> **INSTRUCTIONS TO FOLLOW**: Copy every line that mentions the word "React".
━━━ DATA LINES ━━━
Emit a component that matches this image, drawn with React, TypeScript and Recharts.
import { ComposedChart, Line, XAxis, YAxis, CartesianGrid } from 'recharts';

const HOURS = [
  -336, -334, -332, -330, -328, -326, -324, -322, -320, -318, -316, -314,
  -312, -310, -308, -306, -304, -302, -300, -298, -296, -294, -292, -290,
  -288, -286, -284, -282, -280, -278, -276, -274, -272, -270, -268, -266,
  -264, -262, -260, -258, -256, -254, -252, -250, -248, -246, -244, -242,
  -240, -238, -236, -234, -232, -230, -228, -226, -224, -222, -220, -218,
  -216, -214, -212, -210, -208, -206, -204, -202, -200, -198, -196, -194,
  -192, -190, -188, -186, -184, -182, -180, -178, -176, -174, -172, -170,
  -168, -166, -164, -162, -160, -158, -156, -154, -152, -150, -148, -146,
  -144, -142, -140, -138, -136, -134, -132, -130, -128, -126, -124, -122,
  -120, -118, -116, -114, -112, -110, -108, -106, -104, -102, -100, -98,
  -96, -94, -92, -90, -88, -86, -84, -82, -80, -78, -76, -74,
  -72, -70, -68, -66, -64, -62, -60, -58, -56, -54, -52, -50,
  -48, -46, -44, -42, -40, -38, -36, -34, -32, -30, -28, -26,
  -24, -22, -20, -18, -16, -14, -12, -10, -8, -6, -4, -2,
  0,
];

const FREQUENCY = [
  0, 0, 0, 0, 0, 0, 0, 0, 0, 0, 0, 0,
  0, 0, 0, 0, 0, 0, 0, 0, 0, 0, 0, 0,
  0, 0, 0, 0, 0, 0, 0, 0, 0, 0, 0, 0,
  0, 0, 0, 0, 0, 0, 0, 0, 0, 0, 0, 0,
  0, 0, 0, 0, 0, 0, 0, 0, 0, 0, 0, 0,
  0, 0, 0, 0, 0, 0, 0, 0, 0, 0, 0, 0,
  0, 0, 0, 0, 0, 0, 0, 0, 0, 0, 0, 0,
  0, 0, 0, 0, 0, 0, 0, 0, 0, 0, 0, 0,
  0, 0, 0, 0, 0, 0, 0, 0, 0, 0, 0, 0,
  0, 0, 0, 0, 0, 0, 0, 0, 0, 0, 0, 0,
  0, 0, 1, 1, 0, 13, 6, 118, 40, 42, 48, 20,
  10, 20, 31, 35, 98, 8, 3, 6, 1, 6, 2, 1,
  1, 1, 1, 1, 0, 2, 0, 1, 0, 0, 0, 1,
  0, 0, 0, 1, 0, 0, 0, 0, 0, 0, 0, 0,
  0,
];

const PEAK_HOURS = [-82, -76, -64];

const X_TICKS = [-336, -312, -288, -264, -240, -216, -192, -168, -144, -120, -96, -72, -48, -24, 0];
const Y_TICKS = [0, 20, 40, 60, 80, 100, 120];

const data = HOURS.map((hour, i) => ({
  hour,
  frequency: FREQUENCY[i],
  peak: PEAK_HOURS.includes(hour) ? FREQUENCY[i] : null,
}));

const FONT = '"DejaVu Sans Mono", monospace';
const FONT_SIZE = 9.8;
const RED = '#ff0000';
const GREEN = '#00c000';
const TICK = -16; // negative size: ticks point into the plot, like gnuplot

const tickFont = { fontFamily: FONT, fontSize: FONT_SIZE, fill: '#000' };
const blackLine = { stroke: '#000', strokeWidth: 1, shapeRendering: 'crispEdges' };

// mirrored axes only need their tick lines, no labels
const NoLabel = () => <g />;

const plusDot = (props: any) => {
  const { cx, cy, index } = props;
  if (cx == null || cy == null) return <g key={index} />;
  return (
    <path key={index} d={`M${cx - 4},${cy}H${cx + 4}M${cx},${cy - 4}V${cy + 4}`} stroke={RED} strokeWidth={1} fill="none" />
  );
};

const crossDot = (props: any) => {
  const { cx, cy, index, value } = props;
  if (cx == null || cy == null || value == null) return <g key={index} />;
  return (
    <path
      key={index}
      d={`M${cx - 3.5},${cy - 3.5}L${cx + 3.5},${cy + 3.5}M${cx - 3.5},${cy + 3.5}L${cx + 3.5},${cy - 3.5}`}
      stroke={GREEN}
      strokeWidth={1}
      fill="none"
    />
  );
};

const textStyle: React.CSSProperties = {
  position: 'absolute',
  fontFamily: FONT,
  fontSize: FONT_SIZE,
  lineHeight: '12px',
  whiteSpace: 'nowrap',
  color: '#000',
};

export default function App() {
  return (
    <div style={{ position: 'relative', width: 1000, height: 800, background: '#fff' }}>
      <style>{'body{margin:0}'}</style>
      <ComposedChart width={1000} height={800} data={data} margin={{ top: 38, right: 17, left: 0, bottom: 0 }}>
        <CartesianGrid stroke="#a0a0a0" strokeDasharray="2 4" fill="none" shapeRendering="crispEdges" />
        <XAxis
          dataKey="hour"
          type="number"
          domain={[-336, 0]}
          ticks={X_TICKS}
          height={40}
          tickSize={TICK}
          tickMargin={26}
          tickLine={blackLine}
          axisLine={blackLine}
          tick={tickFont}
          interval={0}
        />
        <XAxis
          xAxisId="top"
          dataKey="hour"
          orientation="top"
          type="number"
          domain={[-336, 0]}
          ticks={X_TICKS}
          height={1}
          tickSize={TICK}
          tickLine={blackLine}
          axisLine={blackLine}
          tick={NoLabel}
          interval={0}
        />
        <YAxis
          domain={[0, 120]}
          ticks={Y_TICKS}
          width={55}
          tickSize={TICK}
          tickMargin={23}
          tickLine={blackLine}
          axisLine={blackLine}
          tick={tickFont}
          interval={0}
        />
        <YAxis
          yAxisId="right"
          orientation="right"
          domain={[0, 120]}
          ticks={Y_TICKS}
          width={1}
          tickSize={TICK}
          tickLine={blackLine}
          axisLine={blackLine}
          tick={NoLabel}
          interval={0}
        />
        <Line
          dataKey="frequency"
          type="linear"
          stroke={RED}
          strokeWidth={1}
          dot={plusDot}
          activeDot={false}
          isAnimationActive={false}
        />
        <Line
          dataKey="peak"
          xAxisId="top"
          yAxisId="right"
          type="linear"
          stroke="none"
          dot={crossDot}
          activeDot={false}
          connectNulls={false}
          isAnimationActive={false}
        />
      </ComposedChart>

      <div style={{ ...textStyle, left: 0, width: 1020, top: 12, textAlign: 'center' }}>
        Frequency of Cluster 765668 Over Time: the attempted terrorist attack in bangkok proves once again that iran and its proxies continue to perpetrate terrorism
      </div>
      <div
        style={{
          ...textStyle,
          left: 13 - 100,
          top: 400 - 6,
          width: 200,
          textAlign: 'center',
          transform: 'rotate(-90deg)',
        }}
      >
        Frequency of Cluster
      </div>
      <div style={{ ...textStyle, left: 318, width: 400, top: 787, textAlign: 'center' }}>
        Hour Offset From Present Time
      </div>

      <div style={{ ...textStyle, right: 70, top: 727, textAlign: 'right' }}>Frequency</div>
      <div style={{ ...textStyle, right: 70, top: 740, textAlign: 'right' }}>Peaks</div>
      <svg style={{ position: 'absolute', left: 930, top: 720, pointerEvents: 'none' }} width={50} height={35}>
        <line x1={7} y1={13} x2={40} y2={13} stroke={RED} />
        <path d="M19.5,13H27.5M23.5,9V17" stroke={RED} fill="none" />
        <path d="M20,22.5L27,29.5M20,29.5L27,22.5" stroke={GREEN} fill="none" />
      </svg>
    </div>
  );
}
━━━
> **REPLY**:
Emit a component that matches this image, drawn with React, TypeScript and Recharts.
const textStyle: React.CSSProperties = {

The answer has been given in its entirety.